(Entries with chart source code)
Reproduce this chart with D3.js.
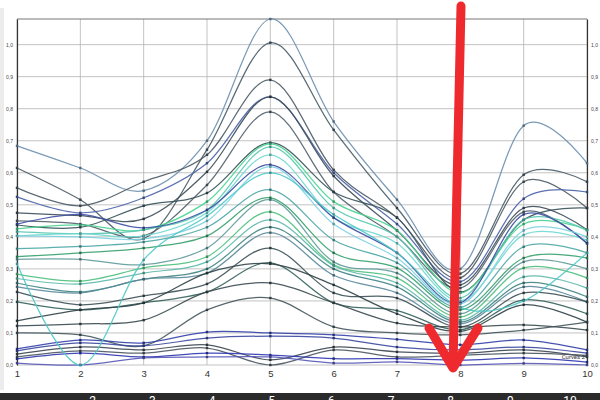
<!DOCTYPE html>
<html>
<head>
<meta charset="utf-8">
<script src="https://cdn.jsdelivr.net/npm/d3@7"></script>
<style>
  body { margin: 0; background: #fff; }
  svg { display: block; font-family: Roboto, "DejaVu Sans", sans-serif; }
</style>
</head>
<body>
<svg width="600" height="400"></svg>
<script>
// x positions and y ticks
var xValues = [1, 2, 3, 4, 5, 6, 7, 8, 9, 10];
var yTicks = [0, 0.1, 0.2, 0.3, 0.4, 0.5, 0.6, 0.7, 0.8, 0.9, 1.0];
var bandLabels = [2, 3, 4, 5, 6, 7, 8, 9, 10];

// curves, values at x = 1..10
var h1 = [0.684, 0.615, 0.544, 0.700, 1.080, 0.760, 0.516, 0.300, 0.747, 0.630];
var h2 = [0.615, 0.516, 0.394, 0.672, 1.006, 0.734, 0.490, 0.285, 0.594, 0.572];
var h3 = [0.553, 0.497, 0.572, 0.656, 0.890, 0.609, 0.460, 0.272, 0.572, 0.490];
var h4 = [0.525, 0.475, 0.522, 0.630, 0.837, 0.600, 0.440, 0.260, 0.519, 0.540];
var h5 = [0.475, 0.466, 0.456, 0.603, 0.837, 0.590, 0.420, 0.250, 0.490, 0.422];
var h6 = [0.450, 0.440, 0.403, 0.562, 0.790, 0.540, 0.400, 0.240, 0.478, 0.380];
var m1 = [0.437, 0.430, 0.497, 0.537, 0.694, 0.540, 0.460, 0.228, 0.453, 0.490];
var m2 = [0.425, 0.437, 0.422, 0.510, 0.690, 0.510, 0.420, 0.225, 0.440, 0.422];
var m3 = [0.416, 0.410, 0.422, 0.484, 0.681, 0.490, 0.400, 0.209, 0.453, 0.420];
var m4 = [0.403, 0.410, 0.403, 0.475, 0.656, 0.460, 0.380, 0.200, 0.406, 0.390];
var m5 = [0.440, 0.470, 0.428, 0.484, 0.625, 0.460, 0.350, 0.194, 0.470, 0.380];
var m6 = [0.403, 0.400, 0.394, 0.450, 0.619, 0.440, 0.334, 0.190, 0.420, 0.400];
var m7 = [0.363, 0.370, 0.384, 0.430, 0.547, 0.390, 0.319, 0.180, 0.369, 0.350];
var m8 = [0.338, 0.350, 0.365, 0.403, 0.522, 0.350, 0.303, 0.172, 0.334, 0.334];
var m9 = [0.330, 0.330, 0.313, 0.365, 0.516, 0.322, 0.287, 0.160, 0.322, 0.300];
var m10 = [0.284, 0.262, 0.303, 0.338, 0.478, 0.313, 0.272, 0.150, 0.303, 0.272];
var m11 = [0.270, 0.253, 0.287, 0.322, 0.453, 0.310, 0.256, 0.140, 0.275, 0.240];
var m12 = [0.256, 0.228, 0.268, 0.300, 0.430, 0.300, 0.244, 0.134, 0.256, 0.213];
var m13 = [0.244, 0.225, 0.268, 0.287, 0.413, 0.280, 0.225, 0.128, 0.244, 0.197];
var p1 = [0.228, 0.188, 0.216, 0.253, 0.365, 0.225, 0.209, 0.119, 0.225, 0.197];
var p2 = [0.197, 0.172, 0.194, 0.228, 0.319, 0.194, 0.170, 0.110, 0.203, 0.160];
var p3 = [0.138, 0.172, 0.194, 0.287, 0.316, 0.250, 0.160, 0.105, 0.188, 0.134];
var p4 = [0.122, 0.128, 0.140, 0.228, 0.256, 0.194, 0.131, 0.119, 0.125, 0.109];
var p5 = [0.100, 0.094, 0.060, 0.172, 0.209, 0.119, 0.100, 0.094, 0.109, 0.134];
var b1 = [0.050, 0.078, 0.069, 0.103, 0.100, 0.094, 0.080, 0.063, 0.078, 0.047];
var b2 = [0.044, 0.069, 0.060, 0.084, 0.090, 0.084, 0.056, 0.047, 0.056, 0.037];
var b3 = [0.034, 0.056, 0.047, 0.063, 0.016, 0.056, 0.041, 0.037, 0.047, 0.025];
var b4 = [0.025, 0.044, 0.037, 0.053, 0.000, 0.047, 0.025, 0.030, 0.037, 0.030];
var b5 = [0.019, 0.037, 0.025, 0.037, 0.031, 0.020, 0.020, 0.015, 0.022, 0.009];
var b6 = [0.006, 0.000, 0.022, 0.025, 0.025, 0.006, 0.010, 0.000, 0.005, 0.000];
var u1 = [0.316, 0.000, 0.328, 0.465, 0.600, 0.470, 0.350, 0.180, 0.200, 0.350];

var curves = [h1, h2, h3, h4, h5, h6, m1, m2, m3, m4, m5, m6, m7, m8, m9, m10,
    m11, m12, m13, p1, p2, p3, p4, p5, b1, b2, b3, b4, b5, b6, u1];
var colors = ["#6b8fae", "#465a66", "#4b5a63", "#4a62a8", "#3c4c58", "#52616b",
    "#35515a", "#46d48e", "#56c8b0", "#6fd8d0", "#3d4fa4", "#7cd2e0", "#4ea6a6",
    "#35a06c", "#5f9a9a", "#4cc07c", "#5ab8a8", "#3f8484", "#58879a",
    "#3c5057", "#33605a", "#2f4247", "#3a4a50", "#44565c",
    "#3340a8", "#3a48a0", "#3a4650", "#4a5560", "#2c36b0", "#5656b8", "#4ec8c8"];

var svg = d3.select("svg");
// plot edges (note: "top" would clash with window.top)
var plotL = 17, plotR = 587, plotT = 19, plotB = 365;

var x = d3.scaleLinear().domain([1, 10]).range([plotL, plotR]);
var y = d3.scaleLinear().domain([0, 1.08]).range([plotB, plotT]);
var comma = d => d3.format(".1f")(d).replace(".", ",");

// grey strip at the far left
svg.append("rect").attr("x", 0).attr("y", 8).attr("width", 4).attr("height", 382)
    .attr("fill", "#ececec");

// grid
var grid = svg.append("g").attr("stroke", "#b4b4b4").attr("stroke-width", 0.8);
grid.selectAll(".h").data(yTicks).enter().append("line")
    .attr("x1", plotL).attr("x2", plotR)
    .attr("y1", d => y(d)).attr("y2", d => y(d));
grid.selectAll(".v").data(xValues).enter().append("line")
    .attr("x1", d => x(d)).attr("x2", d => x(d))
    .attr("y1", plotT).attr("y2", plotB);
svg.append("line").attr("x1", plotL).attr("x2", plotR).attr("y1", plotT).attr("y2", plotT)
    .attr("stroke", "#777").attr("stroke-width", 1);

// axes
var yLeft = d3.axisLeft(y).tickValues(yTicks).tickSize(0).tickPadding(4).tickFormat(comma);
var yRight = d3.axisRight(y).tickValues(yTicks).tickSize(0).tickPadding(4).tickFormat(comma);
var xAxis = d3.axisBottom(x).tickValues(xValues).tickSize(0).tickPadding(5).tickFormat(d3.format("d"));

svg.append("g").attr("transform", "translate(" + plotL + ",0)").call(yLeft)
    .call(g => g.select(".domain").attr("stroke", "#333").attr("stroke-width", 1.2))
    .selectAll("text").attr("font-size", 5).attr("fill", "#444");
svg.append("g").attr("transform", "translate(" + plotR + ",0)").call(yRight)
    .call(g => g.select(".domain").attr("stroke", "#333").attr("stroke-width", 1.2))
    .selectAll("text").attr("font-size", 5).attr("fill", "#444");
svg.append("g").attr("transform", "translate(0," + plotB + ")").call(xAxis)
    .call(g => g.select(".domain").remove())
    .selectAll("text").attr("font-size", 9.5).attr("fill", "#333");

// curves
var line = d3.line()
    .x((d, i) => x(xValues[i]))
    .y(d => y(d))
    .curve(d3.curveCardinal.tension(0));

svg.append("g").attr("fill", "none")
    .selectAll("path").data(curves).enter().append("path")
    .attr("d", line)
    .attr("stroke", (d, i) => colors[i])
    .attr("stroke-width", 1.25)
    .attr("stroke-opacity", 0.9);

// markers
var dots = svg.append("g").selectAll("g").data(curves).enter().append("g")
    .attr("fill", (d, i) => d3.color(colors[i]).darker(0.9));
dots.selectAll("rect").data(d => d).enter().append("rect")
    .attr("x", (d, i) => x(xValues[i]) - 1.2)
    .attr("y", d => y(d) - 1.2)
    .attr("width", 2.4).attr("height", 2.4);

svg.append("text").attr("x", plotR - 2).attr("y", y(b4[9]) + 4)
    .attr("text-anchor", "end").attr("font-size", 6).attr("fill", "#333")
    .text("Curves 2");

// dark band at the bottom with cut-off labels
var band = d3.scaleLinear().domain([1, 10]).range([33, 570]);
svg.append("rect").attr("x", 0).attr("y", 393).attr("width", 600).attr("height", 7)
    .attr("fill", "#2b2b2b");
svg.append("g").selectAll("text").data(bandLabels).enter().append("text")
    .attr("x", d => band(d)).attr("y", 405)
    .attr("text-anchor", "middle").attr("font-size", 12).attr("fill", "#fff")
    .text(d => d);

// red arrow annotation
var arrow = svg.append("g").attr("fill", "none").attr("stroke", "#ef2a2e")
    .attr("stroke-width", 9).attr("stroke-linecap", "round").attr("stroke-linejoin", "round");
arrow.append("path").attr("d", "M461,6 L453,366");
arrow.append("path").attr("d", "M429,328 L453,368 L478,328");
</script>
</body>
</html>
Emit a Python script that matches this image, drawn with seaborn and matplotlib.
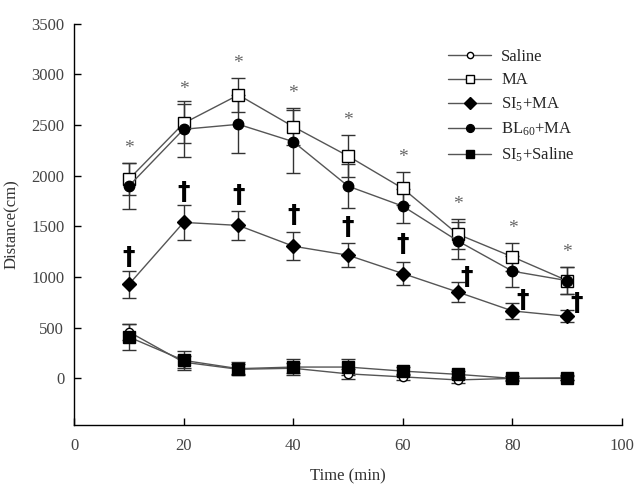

> TASK DIRECTIONS
Check each line of the records for the word "script", and show the lines that contain it.

> TASK SOLUTION
<script src="https://cdn.jsdelivr.net/npm/d3@7"></script>
<script>
</script>
Emit a Python script that matches this image, drawn with seaborn and matplotlib.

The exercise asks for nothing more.